Cost, performance and delivery drive acquisition across the Defense Department, typically in equal measure. But the Space Development Agency has prioritized delivery above all else in its effort to get satellites into space that will deliver non-line-of-sight targeting to warfighters across the globe.
“The key thing is always to focus on getting these capabilities up and operational as rapidly as possible,” said Derek M. Tournear, director of the Space Development Agency, during an online discussion today with the Space Force Association. “We will trade performance for schedule to make sure that we can maintain that.”
Budget professionals, Tournear said, are concerned about cost. “They want to make sure that the cost is correct and under control.”
And program managers are concerned about performance, he said. “They want to make sure that they can hit everything … they want to get the last ounce of performance out of their program as possible.”
But delivery, or schedule, is about getting an acquisition product to the end user on time.
“Who cares about schedule?” he asked. “The warfighter is the one that cares about schedule. No matter how good or how affordable a program or platform is, if it is not there when you need it, it’s worthless … we’re always focused on schedule. We’re going to get these capabilities up on time.”
The Space Development Agency is working now on delivering the National Defense Space Architecture. That system includes hundreds of satellites, delivered in “tranches” every two years, with each tranche providing more capability than the last.

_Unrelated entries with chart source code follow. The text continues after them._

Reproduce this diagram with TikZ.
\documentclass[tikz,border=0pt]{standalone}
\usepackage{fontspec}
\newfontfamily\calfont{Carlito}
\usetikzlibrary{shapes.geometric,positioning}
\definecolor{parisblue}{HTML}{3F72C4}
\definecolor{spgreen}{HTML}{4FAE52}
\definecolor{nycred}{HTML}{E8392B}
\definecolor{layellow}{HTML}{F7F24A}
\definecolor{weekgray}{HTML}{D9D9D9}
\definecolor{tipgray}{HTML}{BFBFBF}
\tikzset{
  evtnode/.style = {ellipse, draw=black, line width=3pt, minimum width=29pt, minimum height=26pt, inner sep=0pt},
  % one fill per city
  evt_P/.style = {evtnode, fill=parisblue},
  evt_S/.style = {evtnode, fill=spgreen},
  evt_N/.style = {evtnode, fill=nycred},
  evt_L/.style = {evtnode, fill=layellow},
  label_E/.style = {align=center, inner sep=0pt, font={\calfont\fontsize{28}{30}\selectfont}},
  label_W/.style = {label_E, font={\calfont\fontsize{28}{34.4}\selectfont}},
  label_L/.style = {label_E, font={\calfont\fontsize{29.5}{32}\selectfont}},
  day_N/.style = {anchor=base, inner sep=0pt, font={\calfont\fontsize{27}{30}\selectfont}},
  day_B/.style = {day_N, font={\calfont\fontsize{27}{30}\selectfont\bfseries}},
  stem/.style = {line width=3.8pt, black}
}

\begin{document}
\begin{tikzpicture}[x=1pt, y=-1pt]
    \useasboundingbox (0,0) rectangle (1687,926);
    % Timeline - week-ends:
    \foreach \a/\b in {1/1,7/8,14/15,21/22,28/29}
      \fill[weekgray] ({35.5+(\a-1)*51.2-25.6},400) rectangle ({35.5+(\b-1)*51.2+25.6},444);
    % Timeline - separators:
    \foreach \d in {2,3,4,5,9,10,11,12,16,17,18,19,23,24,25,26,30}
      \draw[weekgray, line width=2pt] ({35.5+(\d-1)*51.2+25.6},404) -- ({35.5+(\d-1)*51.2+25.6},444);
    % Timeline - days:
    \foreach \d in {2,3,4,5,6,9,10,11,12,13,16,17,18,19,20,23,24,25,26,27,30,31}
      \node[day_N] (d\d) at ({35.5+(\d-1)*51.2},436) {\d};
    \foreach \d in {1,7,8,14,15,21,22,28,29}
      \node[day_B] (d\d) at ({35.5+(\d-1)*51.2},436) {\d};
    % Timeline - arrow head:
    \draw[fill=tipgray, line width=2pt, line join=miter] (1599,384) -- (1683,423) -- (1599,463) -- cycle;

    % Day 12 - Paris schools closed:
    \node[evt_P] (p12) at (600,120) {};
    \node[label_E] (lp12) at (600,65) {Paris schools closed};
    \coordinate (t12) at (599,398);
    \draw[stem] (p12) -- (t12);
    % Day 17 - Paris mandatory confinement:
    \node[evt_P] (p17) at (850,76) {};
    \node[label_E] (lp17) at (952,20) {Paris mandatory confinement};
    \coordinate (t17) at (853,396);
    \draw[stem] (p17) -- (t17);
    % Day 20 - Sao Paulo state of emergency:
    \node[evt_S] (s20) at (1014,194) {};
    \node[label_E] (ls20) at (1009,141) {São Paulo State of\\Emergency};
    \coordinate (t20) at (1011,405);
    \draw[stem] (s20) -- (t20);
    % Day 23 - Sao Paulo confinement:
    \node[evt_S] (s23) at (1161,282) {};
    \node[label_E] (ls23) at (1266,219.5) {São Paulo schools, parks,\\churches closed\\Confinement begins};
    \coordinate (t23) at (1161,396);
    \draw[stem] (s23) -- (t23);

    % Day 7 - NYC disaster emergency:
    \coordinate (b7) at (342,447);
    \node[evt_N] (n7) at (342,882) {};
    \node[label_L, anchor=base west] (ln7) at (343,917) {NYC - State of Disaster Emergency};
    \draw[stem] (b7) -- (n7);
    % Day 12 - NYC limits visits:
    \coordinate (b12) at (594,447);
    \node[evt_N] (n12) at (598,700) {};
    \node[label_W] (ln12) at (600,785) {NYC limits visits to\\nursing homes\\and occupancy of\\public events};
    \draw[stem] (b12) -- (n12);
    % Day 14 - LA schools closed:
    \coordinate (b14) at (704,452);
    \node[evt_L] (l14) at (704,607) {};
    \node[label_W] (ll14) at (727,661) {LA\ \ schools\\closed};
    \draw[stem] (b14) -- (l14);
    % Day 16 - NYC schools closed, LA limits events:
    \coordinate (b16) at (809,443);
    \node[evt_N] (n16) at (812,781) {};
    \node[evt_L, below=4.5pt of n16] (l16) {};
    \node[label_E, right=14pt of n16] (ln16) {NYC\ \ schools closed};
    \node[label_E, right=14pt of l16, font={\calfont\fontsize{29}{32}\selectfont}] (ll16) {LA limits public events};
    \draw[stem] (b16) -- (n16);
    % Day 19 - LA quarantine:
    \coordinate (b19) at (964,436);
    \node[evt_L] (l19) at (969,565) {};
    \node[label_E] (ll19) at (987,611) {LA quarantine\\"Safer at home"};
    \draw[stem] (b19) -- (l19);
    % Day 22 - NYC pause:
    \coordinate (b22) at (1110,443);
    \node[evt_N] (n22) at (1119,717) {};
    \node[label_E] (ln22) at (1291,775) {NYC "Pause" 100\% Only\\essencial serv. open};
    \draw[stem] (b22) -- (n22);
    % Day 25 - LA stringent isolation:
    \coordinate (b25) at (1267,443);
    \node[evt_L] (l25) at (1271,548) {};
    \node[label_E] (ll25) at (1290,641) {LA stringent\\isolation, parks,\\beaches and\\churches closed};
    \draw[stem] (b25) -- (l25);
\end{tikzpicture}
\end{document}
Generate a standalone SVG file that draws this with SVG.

The NDSA’s network of hundreds of optically-connected satellites will deliver two primary capabilities to warfighters on the ground, Tournear said.
First is beyond line-of-sight targeting for ground and maritime time-sensitive targets, which includes mobile missiles and ships, for instance. The system will provide the ability to detect those targets, track them, calculate a fire control solution and then deliver that solution down to a weapons platform so that the target can be destroyed.
“I want to do all of that in space, and I want to be able to close that chain in single-digit seconds — that’s what we’re focused on,” Tournear said.
The second capability is the same as the first, but for enemy missiles already in flight, he said.
“Everything we do ties back to being able to do these main mission areas,” Tournear said.
This year, Tournear said, the SDA, in partnership with the Defense Advanced Research Projects Agency, the Air Force Research Laboratory and the Missile Defense Agency, will launch about five satellites in support of the NDSA that will demonstrate the capability of the future system.
The Tranche 0 set of satellites, about 28 in all, will go up in 2022 and 2023 — it’ll give warfighters a taste of what’s to come, he said.
“The whole point of Tranche 0 is to demonstrate a capability so that the warfighter can start to use that in their tactics, techniques and procedures,” he said.
After that, expect to see a lot of launches as part of Tranche 1 — which will put as many as 150 satellites into the sky beginning in September 2024.
“That’s when we can actually start to affect a fight,” he said. “We want the warfighter to already have been using our Tranche 0 satellites in their exercises, so they’re ready when [Tranche 1 satellites] come online in 2024.”
Tournear said right now SDA is locked in on all the important details to get Tranche 0 satellites into the sky.
“SDA is not messing around,” he said. “We have all of our contractors on contract for Tranche 0 on firm-fixed-price contracts to push forward to deliver. September 2022 is when we’re going to be launching these capabilities. We delivered the first two satellites. We delivered them to the launch vehicle nine months after we received funds. We’re all about speed.”